**DESCRIPTION OF THE TASK:** Quote the listing in full, exactly as given, minus any pictures.

**AVAILABLE DATA:**
'''
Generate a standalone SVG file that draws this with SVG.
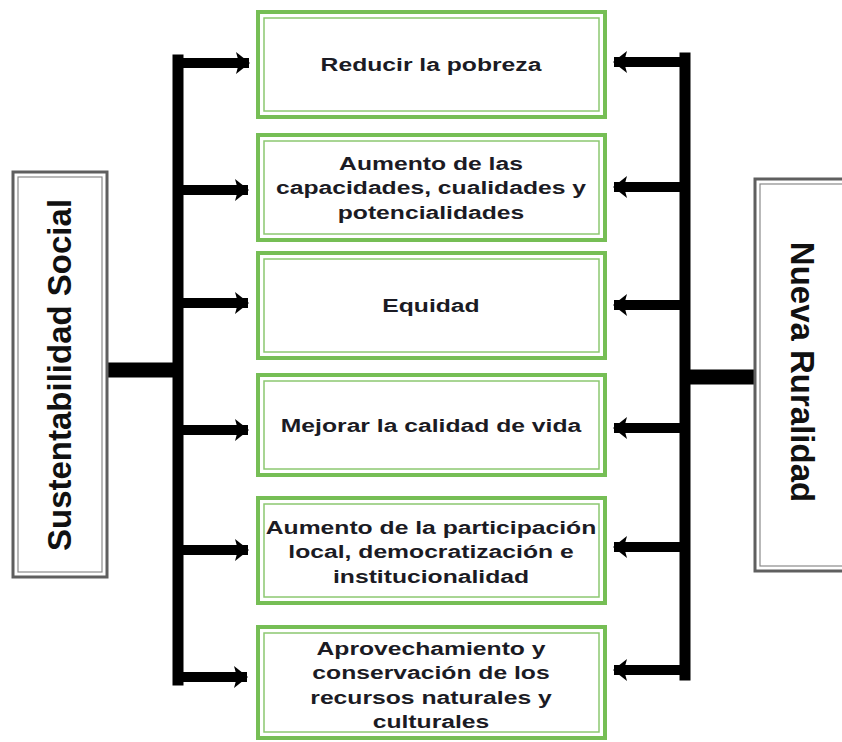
<svg xmlns="http://www.w3.org/2000/svg" width="842" height="742" viewBox="0 0 842 742">
<defs>
<marker id="ah" viewBox="0 0 14 22" refX="13" refY="11" markerWidth="14" markerHeight="22" markerUnits="userSpaceOnUse" orient="auto">
<path d="M0,0 L14,11 L0,22 L3,11 Z" fill="#000"/>
</marker>
<style>
.gbox{fill:#fff;stroke:#76BE55;stroke-width:4}
.gin{fill:none;stroke:#8CC870;stroke-width:1.5}
.sbox{fill:#fff;stroke:#5f5f5f;stroke-width:3}
.sin{fill:none;stroke:#8a8a8a;stroke-width:1.2}
.t{font-family:"Liberation Sans",Arial,sans-serif;font-weight:bold;font-size:19px;fill:#1b1b24;text-anchor:middle}
.big{font-family:"Liberation Sans",Arial,sans-serif;font-weight:bold;font-size:33px;fill:#111;text-anchor:middle}
.trunk{stroke:#000;stroke-width:11;fill:none;stroke-linecap:square}
.bar{stroke:#000;stroke-width:15;fill:none}
.arr{stroke:#000;stroke-width:10;fill:none;marker-end:url(#ah)}
</style>
</defs>
<rect width="842" height="742" fill="#fff"/>

<g id="connectors">
<line class="trunk" x1="178" y1="60" x2="178" y2="680"/>
<line class="bar" x1="107" y1="370" x2="178" y2="370"/>
<line class="arr" x1="173" y1="63" x2="249" y2="63"/>
<line class="arr" x1="178" y1="190" x2="248" y2="190"/>
<line class="arr" x1="178" y1="303" x2="248" y2="303"/>
<line class="arr" x1="178" y1="430" x2="248" y2="430"/>
<line class="arr" x1="178" y1="550" x2="248" y2="550"/>
<line class="arr" x1="173" y1="677" x2="247" y2="677"/>

<line class="trunk" x1="685" y1="58" x2="685" y2="675"/>
<line class="bar" x1="685" y1="377" x2="756" y2="377"/>
<line class="arr" x1="690" y1="62" x2="614" y2="62"/>
<line class="arr" x1="685" y1="187" x2="614" y2="187"/>
<line class="arr" x1="685" y1="305" x2="614" y2="305"/>
<line class="arr" x1="685" y1="428" x2="614" y2="428"/>
<line class="arr" x1="685" y1="547" x2="614" y2="547"/>
<line class="arr" x1="690" y1="670" x2="614" y2="670"/>
</g>

<g id="sustentabilidad">
<rect class="sbox" x="13" y="172" width="94" height="405"/>
<rect class="sin" x="18" y="177" width="84" height="395"/>
<text class="big" transform="translate(71,375) rotate(-90)">Sustentabilidad Social</text>
</g>

<g id="nueva">
<rect class="sbox" x="755" y="179" width="100" height="392"/>
<rect class="sin" x="760" y="184" width="100" height="382"/>
<text class="big" transform="translate(791,372) rotate(90)">Nueva Ruralidad</text>
</g>

<g id="b1">
<rect class="gbox" x="258" y="12" width="347" height="105"/>
<rect class="gin" x="264" y="18" width="335" height="93"/>
<text class="t" transform="translate(431,71) scale(1.3,1)">Reducir la pobreza</text>
</g>

<g id="b2">
<rect class="gbox" x="258" y="135" width="347" height="105"/>
<rect class="gin" x="264" y="141" width="335" height="93"/>
<text class="t" transform="translate(431,170) scale(1.3,1)"><tspan x="0">Aumento de las</tspan><tspan x="0" dy="24.5">capacidades, cualidades y</tspan><tspan x="0" dy="24.5">potencialidades</tspan></text>
</g>

<g id="b3">
<rect class="gbox" x="258" y="253" width="347" height="105"/>
<rect class="gin" x="264" y="259" width="335" height="93"/>
<text class="t" transform="translate(431,312) scale(1.3,1)">Equidad</text>
</g>

<g id="b4">
<rect class="gbox" x="258" y="375" width="347" height="100"/>
<rect class="gin" x="264" y="381" width="335" height="88"/>
<text class="t" transform="translate(431,432) scale(1.3,1)">Mejorar la calidad de vida</text>
</g>

<g id="b5">
<rect class="gbox" x="258" y="498" width="347" height="105"/>
<rect class="gin" x="264" y="504" width="335" height="93"/>
<text class="t" transform="translate(431,534) scale(1.3,1)"><tspan x="0">Aumento de la participación</tspan><tspan x="0" dy="24.5">local, democratización e</tspan><tspan x="0" dy="24.5">institucionalidad</tspan></text>
</g>

<g id="b6">
<rect class="gbox" x="258" y="627" width="347" height="111"/>
<rect class="gin" x="264" y="633" width="335" height="99"/>
<text class="t" transform="translate(431,655) scale(1.3,1)"><tspan x="0">Aprovechamiento y</tspan><tspan x="0" dy="24.5">conservación de los</tspan><tspan x="0" dy="24.5">recursos naturales y</tspan><tspan x="0" dy="24.5">culturales</tspan></text>
</g>
</svg>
'''
**THE RESPONSE:**
Generate a standalone SVG file that draws this with SVG.
<svg xmlns="http://www.w3.org/2000/svg" width="842" height="742" viewBox="0 0 842 742">
<defs>
<marker id="ah" viewBox="0 0 14 22" refX="13" refY="11" markerWidth="14" markerHeight="22" markerUnits="userSpaceOnUse" orient="auto">
<path d="M0,0 L14,11 L0,22 L3,11 Z" fill="#000"/>
</marker>
<style>
.gbox{fill:#fff;stroke:#76BE55;stroke-width:4}
.gin{fill:none;stroke:#8CC870;stroke-width:1.5}
.sbox{fill:#fff;stroke:#5f5f5f;stroke-width:3}
.sin{fill:none;stroke:#8a8a8a;stroke-width:1.2}
.t{font-family:"Liberation Sans",Arial,sans-serif;font-weight:bold;font-size:19px;fill:#1b1b24;text-anchor:middle}
.big{font-family:"Liberation Sans",Arial,sans-serif;font-weight:bold;font-size:33px;fill:#111;text-anchor:middle}
.trunk{stroke:#000;stroke-width:11;fill:none;stroke-linecap:square}
.bar{stroke:#000;stroke-width:15;fill:none}
.arr{stroke:#000;stroke-width:10;fill:none;marker-end:url(#ah)}
</style>
</defs>
<rect width="842" height="742" fill="#fff"/>

<g id="connectors">
<line class="trunk" x1="178" y1="60" x2="178" y2="680"/>
<line class="bar" x1="107" y1="370" x2="178" y2="370"/>
<line class="arr" x1="173" y1="63" x2="249" y2="63"/>
<line class="arr" x1="178" y1="190" x2="248" y2="190"/>
<line class="arr" x1="178" y1="303" x2="248" y2="303"/>
<line class="arr" x1="178" y1="430" x2="248" y2="430"/>
<line class="arr" x1="178" y1="550" x2="248" y2="550"/>
<line class="arr" x1="173" y1="677" x2="247" y2="677"/>

<line class="trunk" x1="685" y1="58" x2="685" y2="675"/>
<line class="bar" x1="685" y1="377" x2="756" y2="377"/>
<line class="arr" x1="690" y1="62" x2="614" y2="62"/>
<line class="arr" x1="685" y1="187" x2="614" y2="187"/>
<line class="arr" x1="685" y1="305" x2="614" y2="305"/>
<line class="arr" x1="685" y1="428" x2="614" y2="428"/>
<line class="arr" x1="685" y1="547" x2="614" y2="547"/>
<line class="arr" x1="690" y1="670" x2="614" y2="670"/>
</g>

<g id="sustentabilidad">
<rect class="sbox" x="13" y="172" width="94" height="405"/>
<rect class="sin" x="18" y="177" width="84" height="395"/>
<text class="big" transform="translate(71,375) rotate(-90)">Sustentabilidad Social</text>
</g>

<g id="nueva">
<rect class="sbox" x="755" y="179" width="100" height="392"/>
<rect class="sin" x="760" y="184" width="100" height="382"/>
<text class="big" transform="translate(791,372) rotate(90)">Nueva Ruralidad</text>
</g>

<g id="b1">
<rect class="gbox" x="258" y="12" width="347" height="105"/>
<rect class="gin" x="264" y="18" width="335" height="93"/>
<text class="t" transform="translate(431,71) scale(1.3,1)">Reducir la pobreza</text>
</g>

<g id="b2">
<rect class="gbox" x="258" y="135" width="347" height="105"/>
<rect class="gin" x="264" y="141" width="335" height="93"/>
<text class="t" transform="translate(431,170) scale(1.3,1)"><tspan x="0">Aumento de las</tspan><tspan x="0" dy="24.5">capacidades, cualidades y</tspan><tspan x="0" dy="24.5">potencialidades</tspan></text>
</g>

<g id="b3">
<rect class="gbox" x="258" y="253" width="347" height="105"/>
<rect class="gin" x="264" y="259" width="335" height="93"/>
<text class="t" transform="translate(431,312) scale(1.3,1)">Equidad</text>
</g>

<g id="b4">
<rect class="gbox" x="258" y="375" width="347" height="100"/>
<rect class="gin" x="264" y="381" width="335" height="88"/>
<text class="t" transform="translate(431,432) scale(1.3,1)">Mejorar la calidad de vida</text>
</g>

<g id="b5">
<rect class="gbox" x="258" y="498" width="347" height="105"/>
<rect class="gin" x="264" y="504" width="335" height="93"/>
<text class="t" transform="translate(431,534) scale(1.3,1)"><tspan x="0">Aumento de la participación</tspan><tspan x="0" dy="24.5">local, democratización e</tspan><tspan x="0" dy="24.5">institucionalidad</tspan></text>
</g>

<g id="b6">
<rect class="gbox" x="258" y="627" width="347" height="111"/>
<rect class="gin" x="264" y="633" width="335" height="99"/>
<text class="t" transform="translate(431,655) scale(1.3,1)"><tspan x="0">Aprovechamiento y</tspan><tspan x="0" dy="24.5">conservación de los</tspan><tspan x="0" dy="24.5">recursos naturales y</tspan><tspan x="0" dy="24.5">culturales</tspan></text>
</g>
</svg>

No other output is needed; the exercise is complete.